Пастернак в отношении к истории тоже близок к Владимиру Соловьеву, но парадоксальнее его. Для Пастернака истории подлинной, в смысле свободы личности и идеи жизни, как жертвы, не было у древних. «Там было сангвиническое свинство оспою изрытых Калигул, не подозревавших как бездарен всякий поработитель... Века и поколения только после Христа вздохнули свободно. Только после Него началась жизнь в потомстве, и человек умирает не на улице под забором, а у себя дома, в разгаре работ, посвященных преодолению смерти, умирает, сам посвященный этой теме».
Поэтическое воображение уносит Пастернака-автора очень далеко в двояком направлении. Он без колебаний скидывает со счетов всю дохристианскую, языческую и религиозную историю и культуру. И он проходит мимо Калигул новой и новейшей истории, может быть и не изрытых оспой, но не менее древних жестоких, творивших едва ли не худшее «сангвиническое свинство» и поработивших целые континенты. Идиллической изображает Пастернак и жизнь, наступившую будто бы с новой эрой, когда и сейчас, почти двадцать веков спустя, человек нередко всё еще умирает не у себя дома и даже не под забором.
Не случайно евреям в Израиле приписывают горькую шутку: после Гитлера верить в Бога – богохульство. То же можно было бы сказать применительно к подсоветскому населению после Ленина и Сталина.
Близкий по мировоззрению к Соловьеву, Пастернак был близок к Достоевскому и по своей эсхатологии. В отношении же к человеку и природе он был ближе к Толстому, считавшему жизнь, как и Пастернак, величайшим благом, за которое человек обязан бесконечной благодарностью Господу Богу.

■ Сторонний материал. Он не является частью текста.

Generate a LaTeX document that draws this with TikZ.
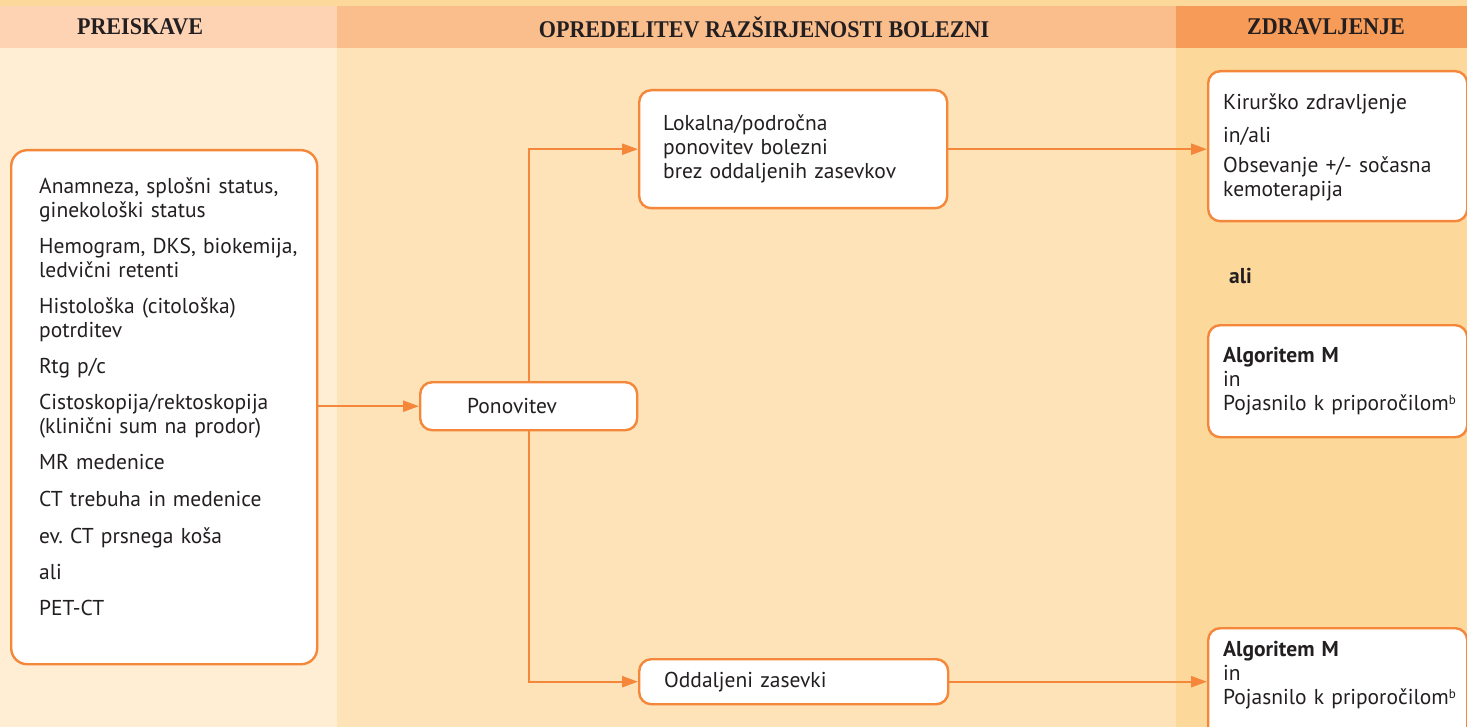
\documentclass[tikz,border=0pt]{standalone}
\usepackage{fontspec}
\setmainfont{PT Sans}
\newfontfamily\headfont[FakeStretch=0.92]{Liberation Serif}
\usetikzlibrary{arrows.meta}

\definecolor{topband}{HTML}{FDD89B}
\definecolor{headA}{HTML}{FDD3B4}
\definecolor{headB}{HTML}{FABD8C}
\definecolor{headC}{HTML}{F79B58}
\definecolor{bodyA}{HTML}{FFEED3}
\definecolor{bodyB}{HTML}{FDE3B7}
\definecolor{bodyC}{HTML}{FDD89B}
\definecolor{lineorange}{HTML}{F4873A}
\definecolor{ink}{HTML}{231F20}

\newcommand{\supb}{\raisebox{0.6ex}{\fontsize{13}{13}\selectfont b}}

\begin{document}
\begin{tikzpicture}[
    x = 1pt, y = -1pt, % one unit per pixel, y runs down
    > = {Triangle[length=16pt,width=11pt]}, % arrow head style
    line width = 2.4pt, % connectors and frames
    every node/.style = {text=ink, font=\fontsize{21.5}{24}\selectfont}
    ]

    \tikzset{box/.style={
    draw = lineorange,
    fill = white,
    rounded corners = 12pt,
    anchor = north west,
    align = left,
    inner ysep = 0pt
    }}
    \tikzset{head/.style={font=\headfont\bfseries\fontsize{24}{26}\selectfont}}

    \clip (0,0) rectangle (1467,727);
    % column backgrounds
    \fill[topband] (0,0) rectangle (1467,6);
    \fill[headA] (0,6) rectangle (337,48);
    \fill[headB] (337,6) rectangle (1176,48);
    \fill[headC] (1176,6) rectangle (1467,48);
    \fill[bodyA] (0,48) rectangle (337,727);
    \fill[bodyB] (337,48) rectangle (1176,727);
    \fill[bodyC] (1176,48) rectangle (1467,727);

    \node[head] (hprei) at (140,27) {PREISKAVE};
    \node[head] (hopre) at (764,27) {OPREDELITEV RAZŠIRJENOSTI BOLEZNI};
    \node[head] (hzdra) at (1326,27) {ZDRAVLJENJE};

    \node[box, rounded corners=16pt, inner xsep=14pt, text width=278pt, minimum height=514pt] (prei) at (10,149)
    {\leftskip=14pt
     Anamneza, splošni status,\\ginekološki status\\[12pt]
     Hemogram, DKS, biokemija,\\ledvični retenti\\[12pt]
     Histološka (citološka)\\potrditev\\[12pt]
     Rtg p/c\\[12pt]
     Cistoskopija/rektoskopija\\(klinični sum na prodor)\\[12pt]
     MR medenice\\[13pt]
     CT trebuha in medenice\\[13pt]
     ev.\ CT prsnega koša\\[12pt]
     ali\\[12pt]
     PET-CT\par\vspace{21pt}};
    \node[box, inner xsep=47pt, text width=123pt, minimum height=48pt] (pon) at (419,381) {Ponovitev};
    \node[box, inner xsep=24pt, text width=260pt, minimum height=118pt] (lok) at (638,89)
    {Lokalna/področna\\ponovitev bolezni\\brez oddaljenih zasevkov};
    \node[box, inner xsep=25pt, text width=259pt, minimum height=45pt] (odd) at (638,658) {Oddaljeni zasevki};

    \node[box, inner xsep=8pt, text width=243pt, minimum height=150pt] (kir) at (1207,70)
    {\leftskip=7pt
     Kirurško zdravljenje\\[9pt]in/ali\\[6pt]Obsevanje +/- sočasna\\kemoterapija\par\vspace{-3pt}};
    \node[anchor=west, inner sep=0pt, font=\fontsize{21.5}{24}\selectfont\bfseries] (ali) at (1228,276) {ali};
    \node[box, inner xsep=8pt, text width=243pt, minimum height=112pt] (algA) at (1207,324)
    {\leftskip=7pt
     \textbf{Algoritem M}\\in\\Pojasnilo k priporočilom\supb\par};
    \node[box, inner xsep=8pt, text width=243pt, minimum height=112pt] (algB) at (1207,627)
    {\leftskip=7pt
     \textbf{Algoritem M}\\in\\Pojasnilo k priporočilom\supb\par\vspace{18pt}};

    \draw[->, lineorange] (prei.east |- pon.west) -- (pon.west);
    \draw[->, lineorange] (pon.north) |- (lok.west);
    \draw[->, lineorange] (pon.south) |- (odd.west);
    \draw[->, lineorange] (lok.east) -- (lok.east -| kir.west);
    \draw[->, lineorange] (odd.east) -- (odd.east -| algB.west);
\end{tikzpicture}
\end{document}
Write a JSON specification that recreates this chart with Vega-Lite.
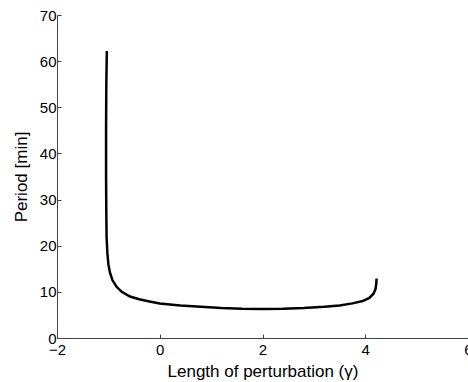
{
  "$schema": "https://vega.github.io/schema/vega-lite/v6.json",
  "width": 411,
  "height": 323,
  "autosize": "none",
  "padding": {"left": 57, "top": 15, "right": 0, "bottom": 44},
  "background": "white",
  "config": {
    "view": {"stroke": null},
    "font": "Liberation Sans",
    "axis": {
      "grid": false,
      "domainColor": "#444444",
      "domainWidth": 1,
      "tickColor": "#444444",
      "tickSize": -4,
      "labelFont": "Liberation Sans",
      "labelFontSize": 15,
      "labelColor": "#000000",
      "titleFont": "Liberation Sans",
      "titleFontSize": 17,
      "titleFontWeight": "normal",
      "titleColor": "#000000"
    }
  },
  "data": {
    "values": [
      {"i": 0, "x": -1.03, "y": 62.2},
      {"i": 1, "x": -1.04, "y": 55},
      {"i": 2, "x": -1.045, "y": 45},
      {"i": 3, "x": -1.045, "y": 35},
      {"i": 4, "x": -1.04, "y": 27},
      {"i": 5, "x": -1.035, "y": 22},
      {"i": 6, "x": -1.02, "y": 18.5},
      {"i": 7, "x": -1.0, "y": 16},
      {"i": 8, "x": -0.97, "y": 14.2},
      {"i": 9, "x": -0.92, "y": 12.5},
      {"i": 10, "x": -0.84, "y": 11.1},
      {"i": 11, "x": -0.74, "y": 10.0},
      {"i": 12, "x": -0.58, "y": 9.0},
      {"i": 13, "x": -0.4, "y": 8.4},
      {"i": 14, "x": -0.2, "y": 7.9},
      {"i": 15, "x": 0, "y": 7.5},
      {"i": 16, "x": 0.4, "y": 7.05},
      {"i": 17, "x": 0.8, "y": 6.75},
      {"i": 18, "x": 1.2, "y": 6.5},
      {"i": 19, "x": 1.6, "y": 6.35},
      {"i": 20, "x": 2.0, "y": 6.3},
      {"i": 21, "x": 2.4, "y": 6.35},
      {"i": 22, "x": 2.8, "y": 6.5},
      {"i": 23, "x": 3.2, "y": 6.75},
      {"i": 24, "x": 3.5, "y": 7.05},
      {"i": 25, "x": 3.75, "y": 7.5},
      {"i": 26, "x": 3.95, "y": 8.0},
      {"i": 27, "x": 4.08, "y": 8.7},
      {"i": 28, "x": 4.16, "y": 9.6},
      {"i": 29, "x": 4.2, "y": 10.6},
      {"i": 30, "x": 4.215, "y": 11.8},
      {"i": 31, "x": 4.22, "y": 12.9}
    ]
  },
  "mark": {"type": "line", "color": "#000000", "strokeWidth": 2.5, "interpolate": "linear", "clip": true},
  "encoding": {
    "x": {
      "field": "x", "type": "quantitative",
      "scale": {"domain": [-2, 6], "nice": false, "zero": false},
      "axis": {"values": [-2, 0, 2, 4, 6], "title": "Length of perturbation (γ)", "labelPadding": 8, "titlePadding": 6, "labelFlush": false, "labelOverlap": false}
    },
    "y": {
      "field": "y", "type": "quantitative",
      "scale": {"domain": [0, 70], "nice": false},
      "axis": {"values": [0, 10, 20, 30, 40, 50, 60, 70], "title": "Period [min]", "labelPadding": 5, "titlePadding": 9, "labelFlush": false, "labelOverlap": false}
    },
    "order": {"field": "i", "type": "quantitative"}
  }
}
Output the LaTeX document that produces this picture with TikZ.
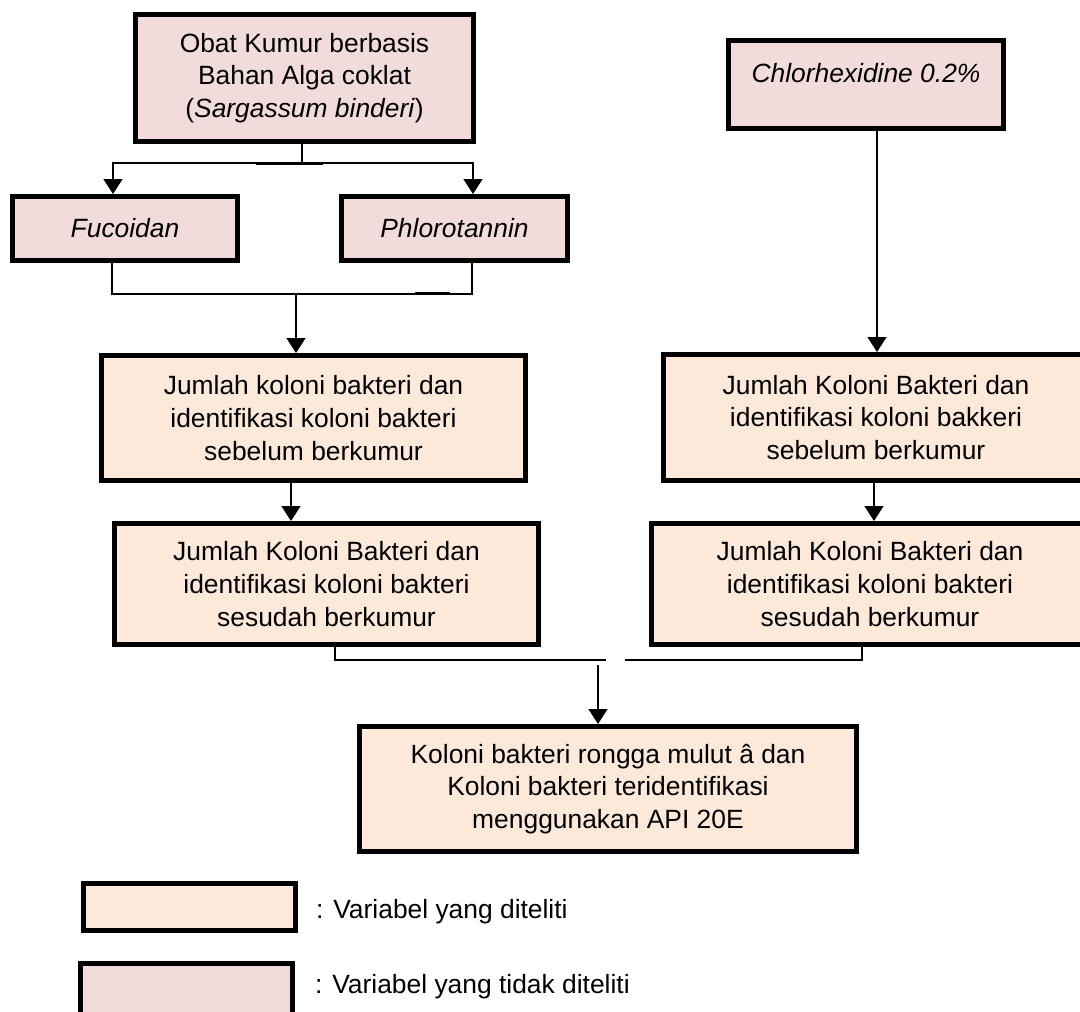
\documentclass[tikz,border=0pt]{standalone}
\usepackage{fontspec}
\setmainfont{Liberation Sans}
\usetikzlibrary{arrows.meta}
\definecolor{tidakfill}{HTML}{F2DCDB}
\definecolor{telitifill}{HTML}{FDE9D9}

\begin{document}
\begin{tikzpicture}[x=1pt,y=-1pt,
	box/.style={draw=black,line width=5pt,inner sep=0pt,align=center,font=\fontsize{26.4}{32.8}\selectfont},
	tidak/.style={box,fill=tidakfill},
	teliti/.style={box,fill=telitifill},
	conn/.style={line width=1.4pt},
	arr/.style={conn,-{Triangle[width=19pt,length=15pt]}},
	ket/.style={anchor=west,inner sep=0pt,font=\fontsize{26.4}{32.8}\selectfont}]
				\useasboundingbox (0,0) rectangle (1080,1012);
				
				\node[tidak,minimum width=338pt,minimum height=127pt] (obat) at (304.5,78) {Obat Kumur berbasis\\Bahan Alga coklat\\(\textit{Sargassum binderi})};
				\node[tidak,minimum width=225pt,minimum height=64pt] (fuco) at (125,228.5) {\textit{Fucoidan}};
				\node[tidak,minimum width=226pt,minimum height=64pt] (phlo) at (454.5,228.5) {\textit{Phlorotannin}};
				\node[tidak,minimum width=275pt,minimum height=88pt,text height=19.5pt,text depth=23.5pt] (chlor) at (866,84.5) {\textit{Chlorhexidine 0.2\%}};
				
				\node[teliti,minimum width=424pt,minimum height=125pt] (jb1) at (313.5,418) {Jumlah koloni bakteri dan\\identifikasi koloni bakteri\\sebelum berkumur};
				\node[teliti,minimum width=425pt,minimum height=126pt] (jb2) at (876,417.5) {Jumlah Koloni Bakteri dan\\identifikasi koloni bakkeri\\sebelum berkumur};
				\node[teliti,minimum width=424pt,minimum height=121pt] (js1) at (326.5,584) {Jumlah Koloni Bakteri dan\\identifikasi koloni bakteri\\sesudah berkumur};
				\node[teliti,minimum width=437pt,minimum height=121pt] (js2) at (870,584) {Jumlah Koloni Bakteri dan\\identifikasi koloni bakteri\\sesudah berkumur};
				\node[teliti,minimum width=497pt,minimum height=125pt] (hasil) at (608,789) {Koloni bakteri rongga mulut â dan\\Koloni bakteri teridentifikasi\\menggunakan API 20E};
				
				\node[teliti,minimum width=212pt,minimum height=47pt] (leg1) at (189.5,907) {};
				\node[tidak,minimum width=212pt,minimum height=56pt] (leg2) at (186.5,991.5) {};
				\node[ket] (ket1) at (316,912) {: Variabel yang diteliti};
				\node[ket] (ket2) at (315,987) {: Variabel yang tidak diteliti};
				
				\coordinate (t1) at (302,163);
				\coordinate (t2) at (296,294);
				\coordinate (t3) at (598,660);
				\coordinate (g1) at (606,660);
				\coordinate (g2) at (625,660);
				
				\draw [conn] (obat.south -| t1) -- (t1);
				\draw [conn,line width=3pt] ([xshift=-46pt]t1) -- ([xshift=21pt]t1);
				\draw [arr] (t1) -| ([xshift=-12pt]fuco.north);
				\draw [arr] (t1) -| ([xshift=18.5pt]phlo.north);
				
				\draw [conn] ([xshift=-13pt]fuco.south) |- (t2) -| ([xshift=17.5pt]phlo.south);
				\draw [conn,line width=3pt] ([xshift=119pt,yshift=1pt]t2) -- ([xshift=154pt,yshift=1pt]t2);
				\draw [arr] (t2) -- (t2 |- jb1.north);
				
				\draw [arr] ([xshift=11pt]chlor.south) -- ([xshift=1pt]jb2.north);
				\draw [arr] ([xshift=-22.5pt]jb1.south) -- ([xshift=-35.5pt]js1.north);
				\draw [arr] ([xshift=-2pt]jb2.south) -- ([xshift=4pt]js2.north);
				
				\draw [conn] ([xshift=8.5pt]js1.south) |- (g1);
				\draw [conn] (g2) -| ([xshift=-8pt]js2.south);
				\draw [arr] ([yshift=-5pt]t3) -- (t3 |- hasil.north);
\end{tikzpicture}
\end{document}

Толстой отрицал наличность стихийных темных сил, которые могли бы воспрепятствовать выполнению заповедей Христа. И историю Толстой понимал соответственно своему религиозно-нравственному представлению о человеке. Может быть именно потому почти все художественные произведения Толстого, как и «Доктор Живаго» Пастернака, не чужды учительства, написаны a these.
Человек у Толстого – бессознательное орудие истории – не способен ни понять, ни объяснить то, что происходит неразумно. «Движение человечества совершается по неизвестным причинам и для достижения неизвестных нам целей», утверждает Толстой. Те же ноты изредка звучат и у Пастернака. Но, как правило, у него иной подход. Главный действующий фактор в истории для него – человек, «подверженный влиянию истории и ее творящий».
О «Войне и мире» писали, что по форме и содержанию это – сочетание поэзии, истории и философии. Если на место философии поставить положительное православие, то же можно сказать и о «Докторе Живаго».
Наиболее значительной и через сто лет сохранившей свою свежесть и подлинность является, конечно, художественная сторона «Войны и мира». И о романе Пастернака следует сказать, что его громадные художественные достоинства искупают и затмевают все его эсхатологические и исторические парадоксы, преувеличения, преуменьшения, недоумения, не говоря о формальных литературных изъянах, которым я не судья.